Keith Stanovich’s 1986 article introduces the concept of the Matthew Effect in reading, a term drawn from the biblical Gospel of Matthew—“the rich get richer and the poor get poorer.” In literacy, this concept explains how small early advantages in reading ability can snowball into significant disparities over time.
A bidirectional relationship
At the heart of Stanovich’s framework is the idea of reciprocal causation between cognitive processes and reading ability. Unlike older models that assumed one-way causation (e.g., poor phonological skills lead to poor reading), Stanovich emphasizes that reading itself influences cognitive development. For example, while phonological awareness is a key predictor of early reading success, learning to read also improves phonological skills—a bootstrapping cycle that amplifies differences over time.

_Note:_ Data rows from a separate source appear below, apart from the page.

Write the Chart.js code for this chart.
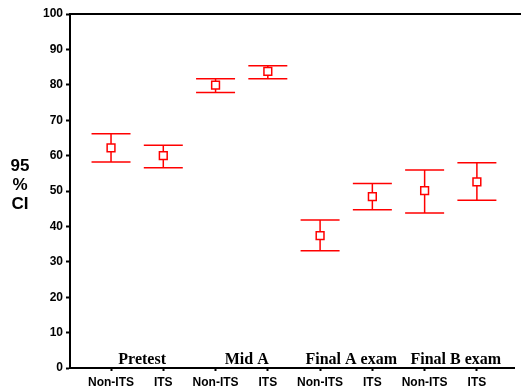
<!DOCTYPE html>
<html>
<head>
<meta charset="utf-8">
<script src="https://cdn.jsdelivr.net/npm/chart.js@4"></script>
<style>
  body { margin: 0; background: #fff; }
  canvas { display: block; }
</style>
</head>
<body>
<canvas id="ciChart" width="521" height="390"></canvas>
<script>
// values
const tickLabels = ['Non-ITS', 'ITS', 'Non-ITS', 'ITS', 'Non-ITS', 'ITS', 'Non-ITS', 'ITS'];
const groupLabels = ['Pretest', 'Mid A', 'Final A exam', 'Final B exam'];
const means = [62.2, 60.0, 79.9, 83.8, 37.4, 48.4, 50.1, 52.6];
const upper = [66.2, 62.9, 81.7, 85.4, 41.8, 52.1, 55.9, 58.0];
const lower = [58.2, 56.6, 77.8, 81.7, 33.1, 44.7, 43.8, 47.4];

const xPos = tickLabels.map((_, i) => i + 1);
const red = '#ff0000';

const ctx = document.getElementById('ciChart').getContext('2d');

// error bars + group titles + y title + top frame line
const ciPlugin = {
    id: 'ciBars',
    beforeDatasetsDraw(chart) {
        const c = chart.ctx;
        const xs = chart.scales.x, ys = chart.scales.y;
        c.save();
        c.strokeStyle = red;
        c.lineWidth = 1.5;
        xPos.forEach((v, i) => {
            const px = xs.getPixelForValue(v);
            const top = ys.getPixelForValue(upper[i]);
            const bot = ys.getPixelForValue(lower[i]);
            c.beginPath();
            c.moveTo(px, top); c.lineTo(px, bot);
            c.moveTo(px - 19.5, top); c.lineTo(px + 19.5, top);
            c.moveTo(px - 19.5, bot); c.lineTo(px + 19.5, bot);
            c.stroke();
        });
        c.restore();
    },
    afterDraw(chart) {
        const c = chart.ctx;
        const area = chart.chartArea;
        const xs = chart.scales.x;
        c.save();
        // top frame line
        c.strokeStyle = '#000';
        c.lineWidth = 2;
        c.beginPath();
        c.moveTo(area.left, area.top);
        c.lineTo(chart.width, area.top);
        c.stroke();

        // group titles above the x axis
        c.fillStyle = '#000';
        c.font = 'bold 16px "Liberation Serif", "Times New Roman", serif';
        c.textAlign = 'center';
        c.textBaseline = 'alphabetic';
        groupLabels.forEach((g, i) => {
            const mid = (xs.getPixelForValue(xPos[2 * i]) + xs.getPixelForValue(xPos[2 * i + 1])) / 2;
            c.fillText(g, mid + 5, area.bottom - 4);
        });

        // y title
        c.font = 'bold 17px "Liberation Sans", Arial, sans-serif';
        c.textBaseline = 'middle';
        ['95', '%', 'CI'].forEach((t, i) => {
            c.fillText(t, 20, 166 + i * 19);
        });
        c.restore();
    }
};

new Chart(ctx, {
    type: 'scatter',
    data: {
        datasets: [{
            data: xPos.map((x, i) => ({ x: x, y: means[i] })),
            pointStyle: 'rect',
            pointRadius: 5.5,
            pointHoverRadius: 5.5,
            borderColor: red,
            backgroundColor: '#ffffff',
            borderWidth: 1.5
        }]
    },
    options: {
        responsive: false,
        animation: false,
        layout: {
            padding: { top: 14, right: 0, left: 0, bottom: 0 }
        },
        plugins: {
            legend: { display: false },
            tooltip: { enabled: false }
        },
        scales: {
            x: {
                type: 'linear',
                min: 0.215,
                max: 8.71,
                afterBuildTicks(scale) {
                    scale.ticks = xPos.map(v => ({ value: v }));
                },
                afterFit(scale) {
                    scale.height = 22;
                },
                grid: {
                    drawOnChartArea: false,
                    tickLength: 3,
                    tickColor: '#000',
                    tickWidth: 2
                },
                border: { color: '#000', width: 2 },
                ticks: {
                    autoSkip: false,
                    maxRotation: 0,
                    padding: 4,
                    color: '#000',
                    font: { family: '"Liberation Sans", Arial, sans-serif', size: 12, weight: 'bold' },
                    callback: (v) => tickLabels[v - 1]
                }
            },
            y: {
                min: 0,
                max: 100,
                afterFit(scale) {
                    scale.width = 70;
                },
                grid: {
                    drawOnChartArea: false,
                    tickLength: 4,
                    tickColor: '#000',
                    tickWidth: 2
                },
                border: { color: '#000', width: 2 },
                ticks: {
                    stepSize: 10,
                    padding: 3,
                    color: '#000',
                    font: { family: '"Liberation Sans", Arial, sans-serif', size: 12, weight: 'bold' }
                }
            }
        }
    },
    plugins: [ciPlugin]
});
</script>
</body>
</html>
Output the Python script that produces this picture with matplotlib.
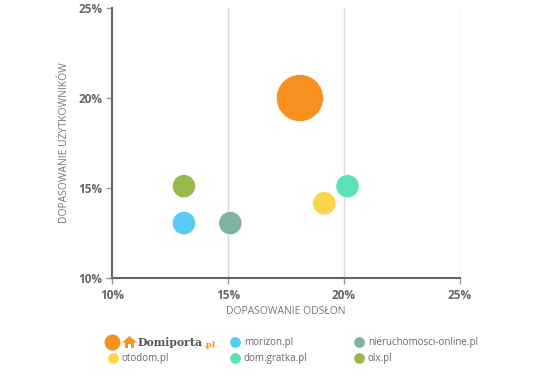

Phonological awareness: The key to unlocking reading
Phonological awareness—the ability to manipulate speech sounds—is singled out as the most potent predictor of reading acquisition. Numerous studies show that children with strong phonological skills learn to read more quickly and independently. This leads to more reading practice, which in turn accelerates vocabulary growth, comprehension, and general knowledge.
The downward spiral for struggling readers
Children who struggle to decode words early on read less. This reduced exposure leads to slower vocabulary growth, weaker syntactic knowledge, and less practice—all of which reinforce poor reading outcomes. Over time, struggling readers may fall further behind not just in reading, but across the curriculum.
Stanovich details how this cycle starts shockingly early—by the middle of first grade, reading experience already varies greatly among ability groups. These disparities only increase as time goes on, creating a widening gap that’s difficult to reverse without targeted intervention.
Context and word recognition: Myths and clarifications
The article challenges a popular belief from top-down reading theories: that skilled readers rely more on contextual guessing and less on decoding. Stanovich shows that while context does aid comprehension, it’s efficient decoding—not reliance on context—that distinguishes good readers. Poor readers, in fact, rely more on context as a compensatory strategy because their decoding skills are weak.
Moreover, eye movement studies show that better readers do not skip or skim words more—they process words more efficiently. Thus, the root problem for struggling readers isn’t that they decode too much and comprehend too little (“word calling”), but that their decoding is too slow and effortful to allow for comprehension.
Consequences beyond reading
Stanovich highlights how differences in reading ability ripple into other areas: motivation, vocabulary, syntax, knowledge acquisition, and even cognitive development. Good readers acquire more knowledge and demonstrate stronger memory and metalinguistic awareness—not necessarily because they’re more intelligent, but because they read more. This explains why reading has such profound long-term effects on academic and intellectual growth.
Developmentally limited effects
The article also addresses how certain factors (like phonological awareness) are most predictive early on but less so later in development. Fluent adult readers use direct visual recognition rather than sounding out words. Thus, while phonological skills are crucial for starting the reading journey, other processes (like visual word recognition) take over as reading becomes automatic.
The reading-level match design
To untangle causes from consequences, Stanovich advocates for the reading-level match design, comparing older struggling readers with younger readers who are reading at the same level. This method helps clarify whether differences in cognitive tasks stem from reading experience or developmental delays.